**WORK REQUIRED**
Gather from the listing below each line that includes the word "with", and copy it.

[Begin DATA BLOCK]

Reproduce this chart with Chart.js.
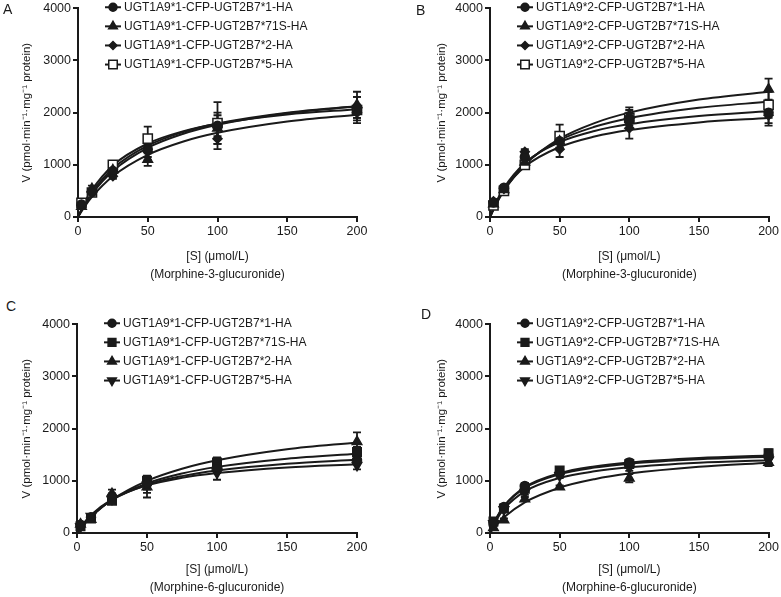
<!DOCTYPE html>
<html>
<head>
<meta charset="utf-8">
<script src="https://cdn.jsdelivr.net/npm/chart.js@4.4.0/dist/chart.umd.min.js"></script>
<style>
  html, body { margin: 0; padding: 0; background: #fff; overflow: hidden; }
  #wrap { position: relative; width: 781px; height: 597px; }
  canvas { position: absolute; }
  .tag { position: absolute; font: 14px "Liberation Sans", Arial, sans-serif; line-height: 1; color: #1a1a1a; }
</style>
</head>
<body>
<div id="wrap">
  <canvas id="chartA" width="390" height="290" style="left:0;top:0"></canvas>
  <canvas id="chartB" width="391" height="290" style="left:390px;top:0"></canvas>
  <canvas id="chartC" width="390" height="290" style="left:0;top:316px"></canvas>
  <canvas id="chartD" width="391" height="290" style="left:390px;top:316px"></canvas>
  <span class="tag" style="left:3px;top:2px">A</span>
  <span class="tag" style="left:416px;top:3px">B</span>
  <span class="tag" style="left:6px;top:299px">C</span>
  <span class="tag" style="left:421px;top:307px">D</span>
</div>
<script>
// substrate concentrations (µmol/L) and the x positions where the fitted curves were read
const concentrations = [2.5, 10, 25, 50, 100, 200];
const fitX = [0, 5, 10, 25, 50, 75, 100, 150, 200];
const xTicks = [0, 50, 100, 150, 200];
const yTicks = [0, 1000, 2000, 3000, 4000];

const labels19_1 = ['UGT1A9*1-CFP-UGT2B7*1-HA', 'UGT1A9*1-CFP-UGT2B7*71S-HA', 'UGT1A9*1-CFP-UGT2B7*2-HA', 'UGT1A9*1-CFP-UGT2B7*5-HA'];
const labels19_2 = ['UGT1A9*2-CFP-UGT2B7*1-HA', 'UGT1A9*2-CFP-UGT2B7*71S-HA', 'UGT1A9*2-CFP-UGT2B7*2-HA', 'UGT1A9*2-CFP-UGT2B7*5-HA'];

// A: UGT1A9*1, morphine-3-glucuronide
const meansA = [
    [240, 480, 880, 1300, 1750, 2100],
    [200, 540, 900, 1100, 1700, 2150],
    [220, 470, 780, 1250, 1500, 2000],
    [270, 470, 1000, 1500, 1800, 2050]
];
const sdA = [
    [40, 50, 60, 150, 200, 200],
    [40, 60, 70, 120, 300, 250],
    [40, 50, 50, 150, 200, 150],
    [40, 50, 60, 230, 400, 250]
];
const fitA = [
    [0, 241, 442, 883, 1325, 1590, 1767, 1988, 2120],
    [0, 260, 473, 929, 1368, 1625, 1793, 2000, 2122],
    [0, 208, 385, 781, 1190, 1442, 1613, 1829, 1961],
    [0, 292, 521, 988, 1408, 1641, 1788, 1965, 2067]
];

// B: UGT1A9*2, morphine-3-glucuronide
const meansB = [
    [280, 560, 1150, 1450, 1850, 2000],
    [250, 520, 1050, 1450, 1950, 2450],
    [300, 540, 1250, 1300, 1700, 1950],
    [220, 500, 1000, 1550, 1900, 2150]
];
const sdB = [
    [50, 40, 60, 120, 150, 200],
    [50, 40, 60, 150, 150, 200],
    [40, 40, 50, 150, 200, 200],
    [50, 50, 60, 220, 150, 250]
];
const fitB = [
    [0, 318, 560, 1031, 1433, 1647, 1780, 1937, 2026],
    [0, 273, 500, 1000, 1500, 1800, 2000, 2250, 2400],
    [0, 297, 524, 965, 1341, 1542, 1667, 1813, 1897],
    [0, 294, 530, 1019, 1472, 1728, 1893, 2092, 2208]
];

// C: UGT1A9*1, morphine-6-glucuronide
const meansC = [
    [160, 300, 700, 950, 1250, 1400],
    [130, 280, 620, 1000, 1350, 1550],
    [170, 260, 750, 880, 1300, 1750],
    [120, 320, 650, 920, 1150, 1300]
];
const sdC = [
    [40, 40, 60, 120, 100, 80],
    [40, 40, 50, 100, 100, 100],
    [40, 40, 80, 200, 100, 180],
    [40, 40, 60, 150, 130, 80]
];
const fitC = [
    [0, 181, 327, 634, 924, 1090, 1197, 1328, 1405],
    [0, 173, 317, 633, 950, 1140, 1267, 1425, 1520],
    [0, 164, 307, 639, 1000, 1232, 1394, 1605, 1736],
    [0, 194, 344, 646, 912, 1057, 1148, 1257, 1319]
];

// D: UGT1A9*2, morphine-6-glucuronide
const meansD = [
    [200, 500, 900, 1150, 1350, 1480],
    [220, 470, 850, 1200, 1320, 1530],
    [100, 250, 650, 880, 1050, 1350],
    [180, 450, 780, 1100, 1250, 1400]
];
const sdD = [
    [40, 50, 60, 50, 60, 60],
    [40, 40, 60, 60, 60, 70],
    [30, 30, 40, 30, 80, 70],
    [40, 40, 50, 50, 60, 60]
];
const fitD = [
    [0, 306, 516, 878, 1146, 1276, 1352, 1439, 1486],
    [0, 300, 506, 862, 1125, 1253, 1328, 1413, 1459],
    [0, 165, 300, 589, 868, 1031, 1138, 1269, 1347],
    [0, 269, 459, 796, 1054, 1182, 1258, 1345, 1393]
];

const INK = '#1a1a1a';
const FONT = '"Liberation Sans", Arial, Helvetica, sans-serif';
Chart.defaults.font.family = FONT;
Chart.defaults.color = INK;

const markersAB = [
    { style: 'circle', rot: 0, r: 4.5, fill: INK },
    { style: 'triangle', rot: 0, r: 5.5, fill: INK },
    { style: 'rectRot', rot: 0, r: 4.5, fill: INK },
    { style: 'rect', rot: 0, r: 6.5, fill: '#fff' }
];
const markersCD = [
    { style: 'circle', rot: 0, r: 4.5, fill: INK },
    { style: 'rect', rot: 0, r: 6, fill: INK },
    { style: 'triangle', rot: 0, r: 5.5, fill: INK },
    { style: 'triangle', rot: 180, r: 5.5, fill: INK }
];

// vertical SD bars with caps, drawn under the markers
const errorBars = {
    id: 'errorBars',
    beforeDatasetsDraw(chart) {
        const { ctx, scales: { x, y } } = chart;
        ctx.save();
        ctx.strokeStyle = INK;
        ctx.lineWidth = 1.8;
        chart.data.datasets.forEach(ds => {
            if (!ds.sd) return;
            ds.data.forEach((p, j) => {
                const px = x.getPixelForValue(p.x);
                const top = y.getPixelForValue(p.y + ds.sd[j]);
                const bot = y.getPixelForValue(Math.max(0, p.y - ds.sd[j]));
                ctx.beginPath();
                ctx.moveTo(px, top); ctx.lineTo(px, bot);
                ctx.moveTo(px - 4, top); ctx.lineTo(px + 4, top);
                ctx.moveTo(px - 4, bot); ctx.lineTo(px + 4, bot);
                ctx.stroke();
            });
        });
        ctx.restore();
    }
};

// legend inside the plot, line + marker like the original figure
const legendInside = {
    id: 'legendInside',
    afterDraw(chart) {
        const { ctx, chartArea } = chart;
        ctx.save();
        ctx.font = '12px ' + FONT;
        ctx.textBaseline = 'middle';
        chart.data.datasets.filter(ds => ds.sd).forEach((ds, i) => {
            const y = chartArea.top - 1 + i * 19.1;
            const x0 = chartArea.left + 27;
            ctx.strokeStyle = INK;
            ctx.lineWidth = 2;
            ctx.beginPath();
            ctx.moveTo(x0, y); ctx.lineTo(x0 + 16, y);
            ctx.stroke();
            ctx.fillStyle = ds.backgroundColor;
            ctx.lineWidth = 1.5;
            Chart.helpers.drawPoint(ctx, {
                pointStyle: ds.pointStyle, rotation: ds.pointRotation,
                radius: ds.pointRadius - 0.5, borderWidth: 1.5
            }, x0 + 8, y);
            ctx.fillStyle = INK;
            ctx.fillText(ds.label, chartArea.left + 46, y);
        });
        ctx.restore();
    }
};

const makePanel = (id, means, sds, fits, labels, markers, substrate, box) => {
    const datasets = [];
    means.forEach((serie, i) => {
        const m = markers[i];
        datasets.push({
            label: labels[i],
            data: concentrations.map((c, j) => ({ x: c, y: serie[j] })),
            sd: sds[i],
            showLine: false,
            pointStyle: m.style,
            pointRotation: m.rot,
            pointRadius: m.r,
            pointHoverRadius: m.r,
            backgroundColor: m.fill,
            pointBackgroundColor: m.fill,
            borderColor: INK,
            pointBorderColor: INK,
            pointBorderWidth: 1.5,
            order: 0,
            clip: false
        });
    });
    fits.forEach(curve => {
        datasets.push({
            label: '',
            data: fitX.map((c, j) => ({ x: c, y: curve[j] })),
            showLine: true,
            pointRadius: 0,
            borderColor: INK,
            borderWidth: 2,
            cubicInterpolationMode: 'monotone',
            order: 1
        });
    });

    return new Chart(document.getElementById(id), {
        type: 'scatter',
        data: { datasets },
        options: {
            responsive: false,
            animation: false,
            events: [],
            layout: { padding: { left: 0, top: 7, right: box.right, bottom: 0 } },
            plugins: { legend: { display: false }, tooltip: { enabled: false } },
            scales: {
                x: {
                    type: 'linear', min: 0, max: 200,
                    afterBuildTicks: s => { s.ticks = xTicks.map(v => ({ value: v })); },
                    afterFit: s => { s.height = 73; },
                    grid: { drawOnChartArea: false, color: INK, lineWidth: 2, tickLength: 5 },
                    border: { color: INK, width: 2 },
                    ticks: { padding: 2, maxRotation: 0, font: { size: 12.5 }, color: INK, callback: v => String(v) },
                    title: {
                        display: true, text: ['[S] (μmol/L)', substrate], color: INK,
                        font: { size: 12, lineHeight: 1.5 }, padding: { top: 0, bottom: box.titleBottom }
                    }
                },
                y: {
                    type: 'linear', min: 0, max: 4000,
                    afterBuildTicks: s => { s.ticks = yTicks.map(v => ({ value: v })); },
                    afterFit: s => { s.width = box.left; },
                    grid: { drawOnChartArea: false, color: INK, lineWidth: 2, tickLength: 5 },
                    border: { color: INK, width: 2 },
                    ticks: { padding: 2, font: { size: 12.5, lineHeight: 1 }, color: INK, callback: v => String(v) },
                    title: {
                        display: true, text: 'V (pmol·min⁻¹·mg⁻¹ protein)', color: INK,
                        font: { size: 11.5, lineHeight: 1.5 }, padding: { top: box.yTitle, bottom: 0 }
                    }
                }
            }
        },
        plugins: [errorBars, legendInside]
    });
};

makePanel('chartA', meansA, sdA, fitA, labels19_1, markersAB, '(Morphine-3-glucuronide)',
    { left: 78, right: 33, yTitle: 18.5, titleBottom: 6 });
makePanel('chartB', meansB, sdB, fitB, labels19_2, markersAB, '(Morphine-3-glucuronide)',
    { left: 100, right: 10, yTitle: 43, titleBottom: 6 });
makePanel('chartC', meansC, sdC, fitC, labels19_1, markersCD, '(Morphine-6-glucuronide)',
    { left: 77, right: 33, yTitle: 18.5, titleBottom: 9 });
makePanel('chartD', meansD, sdD, fitD, labels19_2, markersCD, '(Morphine-6-glucuronide)',
    { left: 100, right: 11, yTitle: 43, titleBottom: 9 });
</script>
</body>
</html>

[End DATA BLOCK]

**WORKED SOLUTION**
Reproduce this chart with Chart.js.
// vertical SD bars with caps, drawn under the markers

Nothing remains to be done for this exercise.